DeathMetalRob
New member
If you have a magnet for a pickup that is too thin - say 1.5mm - could you stack it with another of the same size without damaging the tone of the pickup..?
I think if you could get them crammed in with the poles together that would work, but the magnets would be fighting eachother, possibly degaussing eachother over time.
Basically no. If you stack them so they attract the magetic field is weakened considerably.
+1. When they're stacked and attracting, their magnetic power mostly goes to each other, and there's not much availabe for the strings. When they're repelling, they degauss each other.
Whaaaa..? blueman, all your P-90's are degaussing as we speak! If you're right...
Glueing'em together is a bad idea. A lot worse than the P-90 magnetic structure's design.
I'm going to have ask you to qualify, Pepe. Gluing two mags together (same size, polarity, charge) is just making one mag out of two. I've been mucking with p'ups for better than 35 yrs. Prove me a dummy, please.
field geometry changes when you put two magnets together.
gluing one to another doesn't make 1 new magnet, it makes two magnets forced into close proximity and yields a magnetic field that has fundamentally different geometry than would be present if you had a single magnet of the same thickness/size.
The only possible exception to that is if you have two magnets placed end to end ie N-S/N-S
THEN it would act like a single magnet.
But placing them on top like this
N-S
S-N
has different geometry
and this
N-S
N-S
also has WAY different geometry and will degauss each of the separate magnets.
Whaaaa..? blueman, all your P-90's are degaussing as we speak! If you're right...
Basically no. If you stack them so they attract the magetic field is weakened considerably. Try it, take two mags and stack them, then do the screwdriver test with the magnets stacked and apart, you'll see what I mean.

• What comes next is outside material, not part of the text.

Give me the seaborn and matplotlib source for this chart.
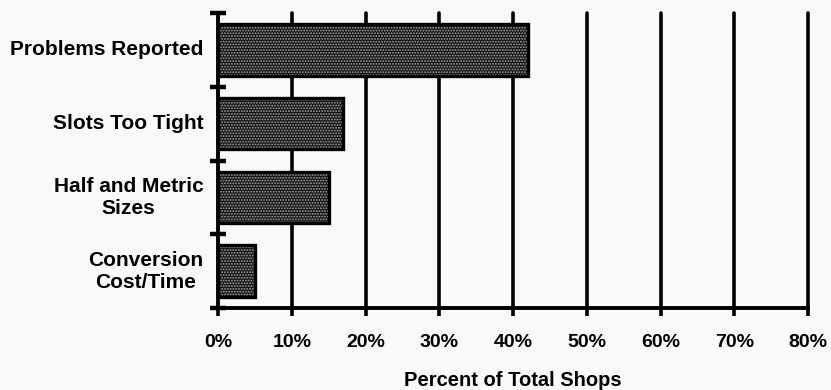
import matplotlib
matplotlib.use("Agg")
import matplotlib.pyplot as plt
from matplotlib.patches import Rectangle
import seaborn as sns
import pandas as pd

# Shop survey results
categories = ["Problems Reported", "Slots Too Tight", "Half and Metric\nSizes", "Conversion\nCost/Time"]
percent_of_shops = [42, 17, 15, 5]
x_ticks = [0, 10, 20, 30, 40, 50, 60, 70, 80]
x_tick_labels = ["0%", "10%", "20%", "30%", "40%", "50%", "60%", "70%", "80%"]

df = pd.DataFrame({"category": categories, "percent": percent_of_shops})

sns.set_style("white")
plt.rcParams["font.family"] = ["Liberation Sans", "DejaVu Sans"]
plt.rcParams["font.weight"] = "bold"
plt.rcParams["text.color"] = "black"
plt.rcParams["xtick.color"] = "black"
plt.rcParams["ytick.color"] = "black"
plt.rcParams["hatch.linewidth"] = 0.9

bg = "#f9f9f9"
fig = plt.figure(figsize=(8.31, 3.90), dpi=100, facecolor=bg)
ax = fig.add_axes([218 / 831, 1 - 308 / 390, (808 - 218) / 831, (308 - 13) / 390])
ax.set_facecolor(bg)

sns.barplot(data=df, x="percent", y="category", orient="h", width=0.7,
            color="#111111", saturation=1, ax=ax, zorder=3)

# stippled fill with a heavy black outline
for p in ax.patches:
    p.set_hatch("......")
    p.set_edgecolor("#a8a8a8")
    p.set_linewidth(0)
    ax.add_patch(Rectangle(p.get_xy(), p.get_width(), p.get_height(),
                           fill=False, edgecolor="black", linewidth=2.4, zorder=4))

ax.set_xlim(0, 80)
ax.set_ylim(3.5, -0.5)

# vertical gridlines
for v in x_ticks[1:]:
    ax.axvline(v, color="black", linewidth=2.6, zorder=2, clip_on=False)

for s in ["top", "right"]:
    ax.spines[s].set_visible(False)
for s in ["left", "bottom"]:
    ax.spines[s].set_color("black")
    ax.spines[s].set_linewidth(2.8)
    ax.spines[s].set_zorder(5)

ax.set_xticks(x_ticks)
ax.set_xticklabels(x_tick_labels, fontsize=14, fontweight="bold", color="black")
ax.tick_params(axis="x", bottom=True, direction="out", length=6, width=2.6,
               color="black", pad=13)

# category boundaries as y ticks, labels centred between them
ax.set_yticks([-0.5, 0.5, 1.5, 2.5, 3.5])
ax.set_yticklabels([])
ax.tick_params(axis="y", left=True, direction="inout", length=12, width=3.2, color="black")
for i, c in enumerate(categories):
    ax.text(-2.0, i, c, ha="right", va="center", multialignment="center",
            fontsize=15, fontweight="bold", linespacing=1.2, color="black")

ax.set_ylabel("")
ax.set_xlabel("Percent of Total Shops", fontsize=14.5, fontweight="bold", color="black")
ax.xaxis.set_label_coords(0.5, -0.215)

fig.savefig("out.png", dpi=100, facecolor=bg)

I think if you could get them crammed in with the poles together that would work, but the magnets would be fighting eachother, possibly degaussing eachother over time.
The spacer mag job does work, the new Bareknuckle Juggernaut has an oversized A5 in the middle with ceramic spacers.
I'm confused, but then I'm not that well versed in pickup construction. Doesn't a pickup magnet have one pole on top and the other on the bottom?
___N___
|______|
.....S
So the stacking them would be like what CTN referred to as end to end?
___N___
|______|
.... S
___N___
|______|
.....S
This is how the Neo magnet is that I got for a Jaguar SS Bass. I haven't used it yet, but a lot of people have reported that putting this magnet on top of the weak J pickup on the bass improves it considerably, which is actually stacking the magnets, is it not? Don't know how it affects the tone, but it's done to increase the output.
edit: The editor messed up the labeling so ignore the dots to the left of the S's
What strength neodymium magnets do they use for these..?
Alright CTN; take two uncharged Alnico bars and glue 'em together. Now charge 'em. Are they now as one mag? What else can they be? Now break 'em apart; yes, now they are two. Put 'em back together. Have they now somehow changed, or are they again as one?
ah if you're doing that to UNCHARGED magnets, the case is different, and it's more akin to the end-to-end thing I mentioned.
You didn't mention that before.
in vertical orientation it'd be:
N
|
S
N
|
S
If you charged them together. Humbucker magnets are normally not oriented top to bottom, but rather long, thin side to long thin side (as opposed to short thin side).
If you tried to stack two normal pre-charged humbucker magnets, you'd face the situations I mentioned previously.